> [CHALLENGE]: Below is a block of records; return all of them exactly, but without the images.

> [RECORDS PROVIDED]:
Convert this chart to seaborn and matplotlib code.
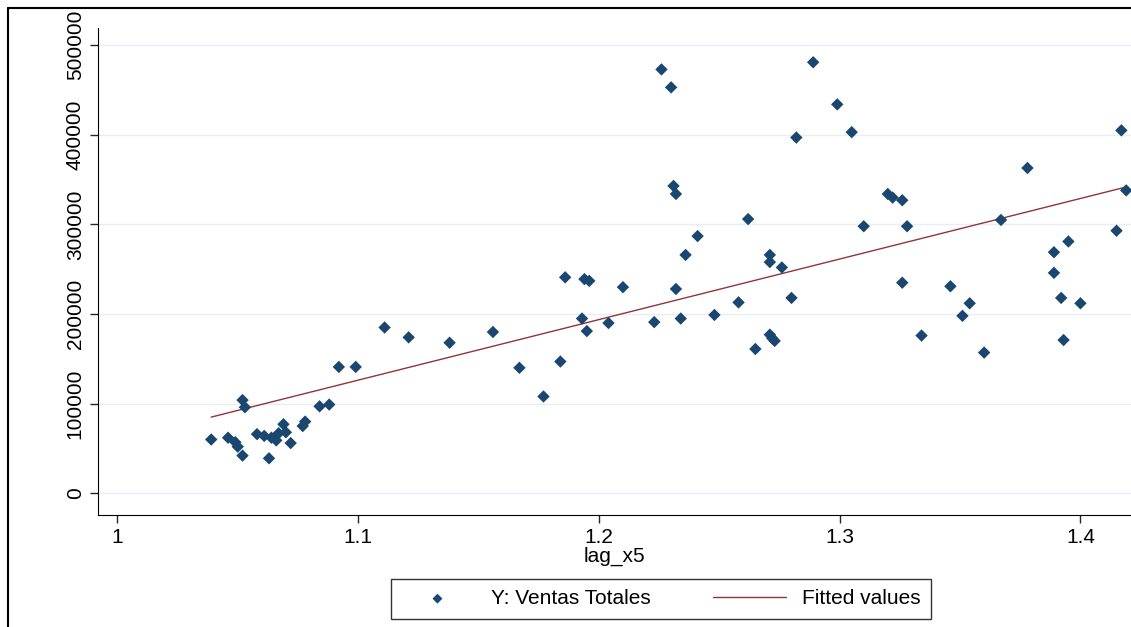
import matplotlib
matplotlib.use("Agg")
import matplotlib.pyplot as plt
import numpy as np
import pandas as pd
import seaborn as sns

lag_x5 = [1.039, 1.046, 1.049, 1.050, 1.052, 1.053, 1.052, 1.058, 1.061, 1.063,
          1.064, 1.066, 1.067, 1.069, 1.070, 1.072, 1.077, 1.078, 1.084, 1.088,
          1.092, 1.099, 1.111, 1.121, 1.138, 1.156, 1.167, 1.177, 1.184, 1.186,
          1.193, 1.194, 1.196, 1.195, 1.204, 1.210, 1.223, 1.226, 1.230, 1.231,
          1.232, 1.232, 1.234, 1.236, 1.241, 1.248, 1.258, 1.262, 1.265, 1.271,
          1.271, 1.271, 1.272, 1.273, 1.276, 1.280, 1.282, 1.289, 1.299, 1.305,
          1.310, 1.320, 1.322, 1.326, 1.326, 1.328, 1.334, 1.346, 1.351, 1.354,
          1.360, 1.367, 1.378, 1.389, 1.389, 1.392, 1.393, 1.395, 1.400, 1.415,
          1.417, 1.419]
ventas = [60, 62, 57, 52, 104, 96, 42, 66, 64, 39,
          62, 59, 67, 77, 68, 56, 75, 80, 97, 99,
          141, 141, 185, 174, 168, 180, 140, 108, 147, 241,
          195, 239, 237, 181, 190, 230, 191, 473, 453, 343,
          334, 228, 195, 266, 287, 199, 213, 306, 161, 266,
          258, 177, 173, 170, 252, 218, 397, 481, 434, 403,
          298, 334, 330, 327, 235, 298, 176, 231, 198, 212,
          157, 305, 363, 269, 246, 218, 171, 281, 212, 293,
          405, 338]
ventas = [v * 1000 for v in ventas]

df = pd.DataFrame({"lag_x5": lag_x5, "ventas": ventas})
slope, intercept = np.polyfit(df["lag_x5"], df["ventas"], 1)
df["fitted"] = intercept + slope * df["lag_x5"]
df = df.sort_values("lag_x5")

sns.set_style("white")
plt.rcParams["font.family"] = ["Liberation Sans", "DejaVu Sans"]
plt.rcParams["text.color"] = "black"
fig = plt.figure(figsize=(11.31, 6.27), dpi=100)
ax = fig.add_axes([0.0867, 0.179, 0.9133, 0.776])

# outer frame at top and left like the original
fig.add_artist(plt.Line2D([0.007, 1], [0.987, 0.987], color="black", lw=1.5))
fig.add_artist(plt.Line2D([0.007, 0.007], [0, 0.987], color="black", lw=1.5))

for y in [0, 100000, 200000, 300000, 400000, 500000]:
    ax.axhline(y, color="#e8eef2", lw=1, zorder=0)

sns.scatterplot(data=df, x="lag_x5", y="ventas", marker="D", s=40,
                color="#1a476f", edgecolor="none", ax=ax, label="Y: Ventas Totales", zorder=3)
sns.lineplot(data=df, x="lag_x5", y="fitted", color="#90353b", lw=1,
             ax=ax, label="Fitted values", zorder=2)

ax.set_xlim(0.992, 1.421)
ax.set_ylim(-24000, 519000)
ax.set_xticks([1, 1.1, 1.2, 1.3, 1.4])
ax.set_xticklabels(["1", "1.1", "1.2", "1.3", "1.4"])
ax.set_yticks([0, 100000, 200000, 300000, 400000, 500000])
ax.set_yticklabels(["0", "100000", "200000", "300000", "400000", "500000"],
                   rotation=90, va="center")
ax.tick_params(axis="both", length=6, width=1, direction="out", labelsize=15,
               left=True, bottom=True, labelcolor="black")
for s in ["top", "right"]:
    ax.spines[s].set_visible(False)
for s in ["left", "bottom"]:
    ax.spines[s].set_color("black")
ax.set_xlabel("lag_x5", fontsize=15, labelpad=0, color="black")
ax.set_ylabel("")

ax.legend(loc="upper center", bbox_to_anchor=(0.545, -0.11), ncol=2, frameon=True,
          fancybox=False, edgecolor="black", fontsize=15, columnspacing=3,
          handlelength=3.5, markerscale=0.8, borderpad=0.5)

fig.savefig("out.png", dpi=100)
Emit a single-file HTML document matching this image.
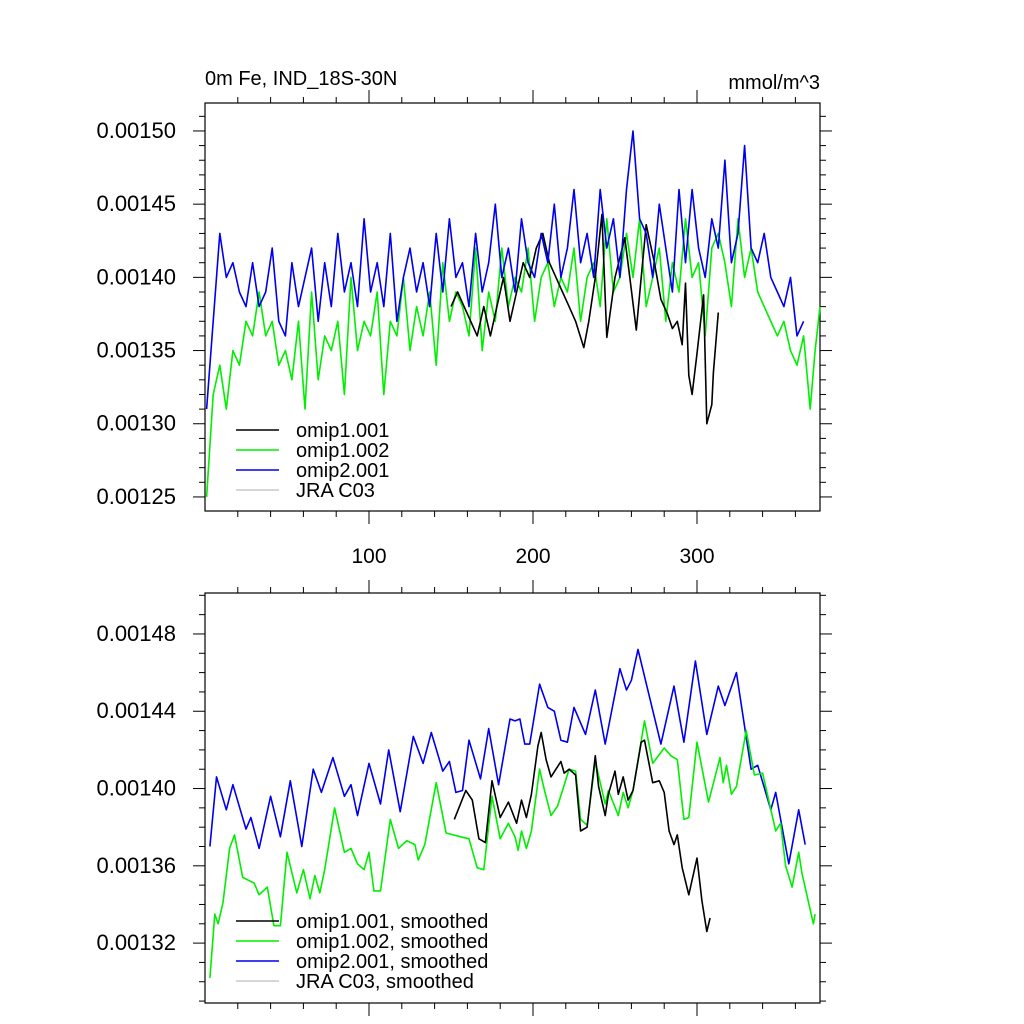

> [OUTPUT BELOW]:
Convert this chart to seaborn and matplotlib code.
import matplotlib
matplotlib.use("Agg")
import matplotlib.pyplot as plt
import numpy as np
import pandas as pd
import seaborn as sns

lag_x5 = [1.039, 1.046, 1.049, 1.050, 1.052, 1.053, 1.052, 1.058, 1.061, 1.063,
          1.064, 1.066, 1.067, 1.069, 1.070, 1.072, 1.077, 1.078, 1.084, 1.088,
          1.092, 1.099, 1.111, 1.121, 1.138, 1.156, 1.167, 1.177, 1.184, 1.186,
          1.193, 1.194, 1.196, 1.195, 1.204, 1.210, 1.223, 1.226, 1.230, 1.231,
          1.232, 1.232, 1.234, 1.236, 1.241, 1.248, 1.258, 1.262, 1.265, 1.271,
          1.271, 1.271, 1.272, 1.273, 1.276, 1.280, 1.282, 1.289, 1.299, 1.305,
          1.310, 1.320, 1.322, 1.326, 1.326, 1.328, 1.334, 1.346, 1.351, 1.354,
          1.360, 1.367, 1.378, 1.389, 1.389, 1.392, 1.393, 1.395, 1.400, 1.415,
          1.417, 1.419]
ventas = [60, 62, 57, 52, 104, 96, 42, 66, 64, 39,
          62, 59, 67, 77, 68, 56, 75, 80, 97, 99,
          141, 141, 185, 174, 168, 180, 140, 108, 147, 241,
          195, 239, 237, 181, 190, 230, 191, 473, 453, 343,
          334, 228, 195, 266, 287, 199, 213, 306, 161, 266,
          258, 177, 173, 170, 252, 218, 397, 481, 434, 403,
          298, 334, 330, 327, 235, 298, 176, 231, 198, 212,
          157, 305, 363, 269, 246, 218, 171, 281, 212, 293,
          405, 338]
ventas = [v * 1000 for v in ventas]

df = pd.DataFrame({"lag_x5": lag_x5, "ventas": ventas})
slope, intercept = np.polyfit(df["lag_x5"], df["ventas"], 1)
df["fitted"] = intercept + slope * df["lag_x5"]
df = df.sort_values("lag_x5")

sns.set_style("white")
plt.rcParams["font.family"] = ["Liberation Sans", "DejaVu Sans"]
plt.rcParams["text.color"] = "black"
fig = plt.figure(figsize=(11.31, 6.27), dpi=100)
ax = fig.add_axes([0.0867, 0.179, 0.9133, 0.776])

# outer frame at top and left like the original
fig.add_artist(plt.Line2D([0.007, 1], [0.987, 0.987], color="black", lw=1.5))
fig.add_artist(plt.Line2D([0.007, 0.007], [0, 0.987], color="black", lw=1.5))

for y in [0, 100000, 200000, 300000, 400000, 500000]:
    ax.axhline(y, color="#e8eef2", lw=1, zorder=0)

sns.scatterplot(data=df, x="lag_x5", y="ventas", marker="D", s=40,
                color="#1a476f", edgecolor="none", ax=ax, label="Y: Ventas Totales", zorder=3)
sns.lineplot(data=df, x="lag_x5", y="fitted", color="#90353b", lw=1,
             ax=ax, label="Fitted values", zorder=2)

ax.set_xlim(0.992, 1.421)
ax.set_ylim(-24000, 519000)
ax.set_xticks([1, 1.1, 1.2, 1.3, 1.4])
ax.set_xticklabels(["1", "1.1", "1.2", "1.3", "1.4"])
ax.set_yticks([0, 100000, 200000, 300000, 400000, 500000])
ax.set_yticklabels(["0", "100000", "200000", "300000", "400000", "500000"],
                   rotation=90, va="center")
ax.tick_params(axis="both", length=6, width=1, direction="out", labelsize=15,
               left=True, bottom=True, labelcolor="black")
for s in ["top", "right"]:
    ax.spines[s].set_visible(False)
for s in ["left", "bottom"]:
    ax.spines[s].set_color("black")
ax.set_xlabel("lag_x5", fontsize=15, labelpad=0, color="black")
ax.set_ylabel("")

ax.legend(loc="upper center", bbox_to_anchor=(0.545, -0.11), ncol=2, frameon=True,
          fancybox=False, edgecolor="black", fontsize=15, columnspacing=3,
          handlelength=3.5, markerscale=0.8, borderpad=0.5)

fig.savefig("out.png", dpi=100)
Emit a single-file HTML document matching this image.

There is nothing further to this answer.